Given task => Transcribe the material exactly. Images do not belong in the copy.

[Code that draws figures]
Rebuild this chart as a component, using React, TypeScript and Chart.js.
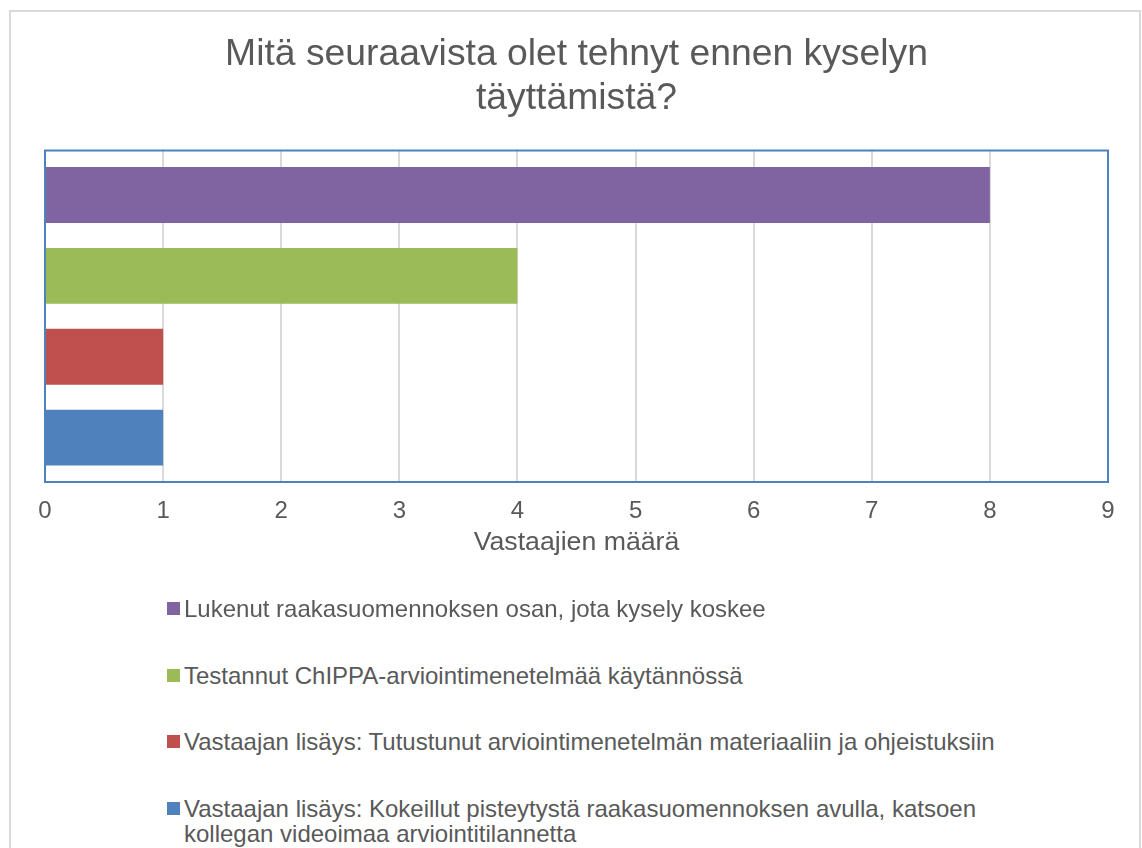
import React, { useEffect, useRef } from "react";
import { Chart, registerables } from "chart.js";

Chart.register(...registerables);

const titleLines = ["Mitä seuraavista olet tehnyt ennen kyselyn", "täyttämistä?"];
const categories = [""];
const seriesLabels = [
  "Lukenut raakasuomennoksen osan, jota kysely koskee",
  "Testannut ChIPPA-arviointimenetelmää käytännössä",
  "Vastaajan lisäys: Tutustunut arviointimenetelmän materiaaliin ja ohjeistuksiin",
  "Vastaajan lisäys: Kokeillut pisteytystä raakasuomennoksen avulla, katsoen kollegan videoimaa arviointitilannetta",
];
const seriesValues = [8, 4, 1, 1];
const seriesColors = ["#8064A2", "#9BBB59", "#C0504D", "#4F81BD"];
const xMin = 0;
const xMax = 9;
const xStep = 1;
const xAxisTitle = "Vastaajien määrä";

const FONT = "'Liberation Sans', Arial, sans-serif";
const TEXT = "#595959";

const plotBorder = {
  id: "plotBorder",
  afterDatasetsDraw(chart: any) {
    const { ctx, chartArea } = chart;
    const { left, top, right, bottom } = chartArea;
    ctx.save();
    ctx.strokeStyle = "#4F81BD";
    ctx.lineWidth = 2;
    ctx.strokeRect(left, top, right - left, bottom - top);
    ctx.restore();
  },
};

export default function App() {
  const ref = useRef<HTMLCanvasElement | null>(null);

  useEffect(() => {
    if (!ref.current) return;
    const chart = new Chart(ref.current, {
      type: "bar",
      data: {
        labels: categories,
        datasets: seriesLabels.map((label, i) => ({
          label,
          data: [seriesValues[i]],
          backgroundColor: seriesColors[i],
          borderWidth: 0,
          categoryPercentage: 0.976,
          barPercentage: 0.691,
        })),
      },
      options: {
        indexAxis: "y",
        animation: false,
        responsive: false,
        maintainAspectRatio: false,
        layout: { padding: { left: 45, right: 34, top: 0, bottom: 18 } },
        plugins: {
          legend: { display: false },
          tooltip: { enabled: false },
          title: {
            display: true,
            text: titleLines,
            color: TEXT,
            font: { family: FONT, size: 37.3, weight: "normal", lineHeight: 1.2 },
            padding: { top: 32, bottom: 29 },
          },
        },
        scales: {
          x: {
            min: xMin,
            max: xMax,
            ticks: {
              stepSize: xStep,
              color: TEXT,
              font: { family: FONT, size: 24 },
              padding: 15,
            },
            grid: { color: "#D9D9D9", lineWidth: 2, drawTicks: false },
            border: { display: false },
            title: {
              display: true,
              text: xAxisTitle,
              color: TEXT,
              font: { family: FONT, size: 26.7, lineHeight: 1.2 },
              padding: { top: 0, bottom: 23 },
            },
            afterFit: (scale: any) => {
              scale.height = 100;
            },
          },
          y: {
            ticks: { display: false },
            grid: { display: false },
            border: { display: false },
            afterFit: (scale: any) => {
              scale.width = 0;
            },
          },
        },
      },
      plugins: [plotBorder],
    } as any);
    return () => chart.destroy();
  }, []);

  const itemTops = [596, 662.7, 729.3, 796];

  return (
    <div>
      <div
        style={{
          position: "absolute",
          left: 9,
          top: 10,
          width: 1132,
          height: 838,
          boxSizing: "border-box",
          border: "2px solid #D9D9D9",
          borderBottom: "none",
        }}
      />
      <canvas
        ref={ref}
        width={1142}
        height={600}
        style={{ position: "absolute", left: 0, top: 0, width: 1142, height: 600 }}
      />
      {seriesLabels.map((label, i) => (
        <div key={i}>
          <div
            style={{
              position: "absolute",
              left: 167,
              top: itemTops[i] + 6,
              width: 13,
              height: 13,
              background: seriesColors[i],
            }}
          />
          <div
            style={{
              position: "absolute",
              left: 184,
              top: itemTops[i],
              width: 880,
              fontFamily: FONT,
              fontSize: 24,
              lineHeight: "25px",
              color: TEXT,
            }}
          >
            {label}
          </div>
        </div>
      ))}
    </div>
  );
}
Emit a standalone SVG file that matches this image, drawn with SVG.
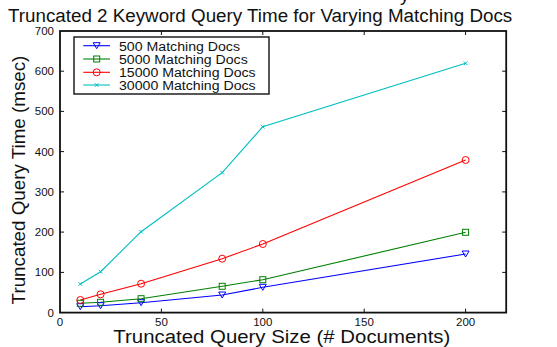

Expected answer =>
Rebuild this chart as a component, using React, TypeScript and Chart.js.
import React, { useEffect, useRef } from "react";
import { Chart, registerables } from "chart.js";

Chart.register(...registerables);

const titleLines = ["Mitä seuraavista olet tehnyt ennen kyselyn", "täyttämistä?"];
const categories = [""];
const seriesLabels = [
  "Lukenut raakasuomennoksen osan, jota kysely koskee",
  "Testannut ChIPPA-arviointimenetelmää käytännössä",
  "Vastaajan lisäys: Tutustunut arviointimenetelmän materiaaliin ja ohjeistuksiin",
  "Vastaajan lisäys: Kokeillut pisteytystä raakasuomennoksen avulla, katsoen kollegan videoimaa arviointitilannetta",
];
const seriesValues = [8, 4, 1, 1];
const seriesColors = ["#8064A2", "#9BBB59", "#C0504D", "#4F81BD"];
const xMin = 0;
const xMax = 9;
const xStep = 1;
const xAxisTitle = "Vastaajien määrä";

const FONT = "'Liberation Sans', Arial, sans-serif";
const TEXT = "#595959";

const plotBorder = {
  id: "plotBorder",
  afterDatasetsDraw(chart: any) {
    const { ctx, chartArea } = chart;
    const { left, top, right, bottom } = chartArea;
    ctx.save();
    ctx.strokeStyle = "#4F81BD";
    ctx.lineWidth = 2;
    ctx.strokeRect(left, top, right - left, bottom - top);
    ctx.restore();
  },
};

export default function App() {
  const ref = useRef<HTMLCanvasElement | null>(null);

  useEffect(() => {
    if (!ref.current) return;
    const chart = new Chart(ref.current, {
      type: "bar",
      data: {
        labels: categories,
        datasets: seriesLabels.map((label, i) => ({
          label,
          data: [seriesValues[i]],
          backgroundColor: seriesColors[i],
          borderWidth: 0,
          categoryPercentage: 0.976,
          barPercentage: 0.691,
        })),
      },
      options: {
        indexAxis: "y",
        animation: false,
        responsive: false,
        maintainAspectRatio: false,
        layout: { padding: { left: 45, right: 34, top: 0, bottom: 18 } },
        plugins: {
          legend: { display: false },
          tooltip: { enabled: false },
          title: {
            display: true,
            text: titleLines,
            color: TEXT,
            font: { family: FONT, size: 37.3, weight: "normal", lineHeight: 1.2 },
            padding: { top: 32, bottom: 29 },
          },
        },
        scales: {
          x: {
            min: xMin,
            max: xMax,
            ticks: {
              stepSize: xStep,
              color: TEXT,
              font: { family: FONT, size: 24 },
              padding: 15,
            },
            grid: { color: "#D9D9D9", lineWidth: 2, drawTicks: false },
            border: { display: false },
            title: {
              display: true,
              text: xAxisTitle,
              color: TEXT,
              font: { family: FONT, size: 26.7, lineHeight: 1.2 },
              padding: { top: 0, bottom: 23 },
            },
            afterFit: (scale: any) => {
              scale.height = 100;
            },
          },
          y: {
            ticks: { display: false },
            grid: { display: false },
            border: { display: false },
            afterFit: (scale: any) => {
              scale.width = 0;
            },
          },
        },
      },
      plugins: [plotBorder],
    } as any);
    return () => chart.destroy();
  }, []);

  const itemTops = [596, 662.7, 729.3, 796];

  return (
    <div>
      <div
        style={{
          position: "absolute",
          left: 9,
          top: 10,
          width: 1132,
          height: 838,
          boxSizing: "border-box",
          border: "2px solid #D9D9D9",
          borderBottom: "none",
        }}
      />
      <canvas
        ref={ref}
        width={1142}
        height={600}
        style={{ position: "absolute", left: 0, top: 0, width: 1142, height: 600 }}
      />
      {seriesLabels.map((label, i) => (
        <div key={i}>
          <div
            style={{
              position: "absolute",
              left: 167,
              top: itemTops[i] + 6,
              width: 13,
              height: 13,
              background: seriesColors[i],
            }}
          />
          <div
            style={{
              position: "absolute",
              left: 184,
              top: itemTops[i],
              width: 880,
              fontFamily: FONT,
              fontSize: 24,
              lineHeight: "25px",
              color: TEXT,
            }}
          >
            {label}
          </div>
        </div>
      ))}
    </div>
  );
}
Emit a standalone SVG file that matches this image, drawn with SVG.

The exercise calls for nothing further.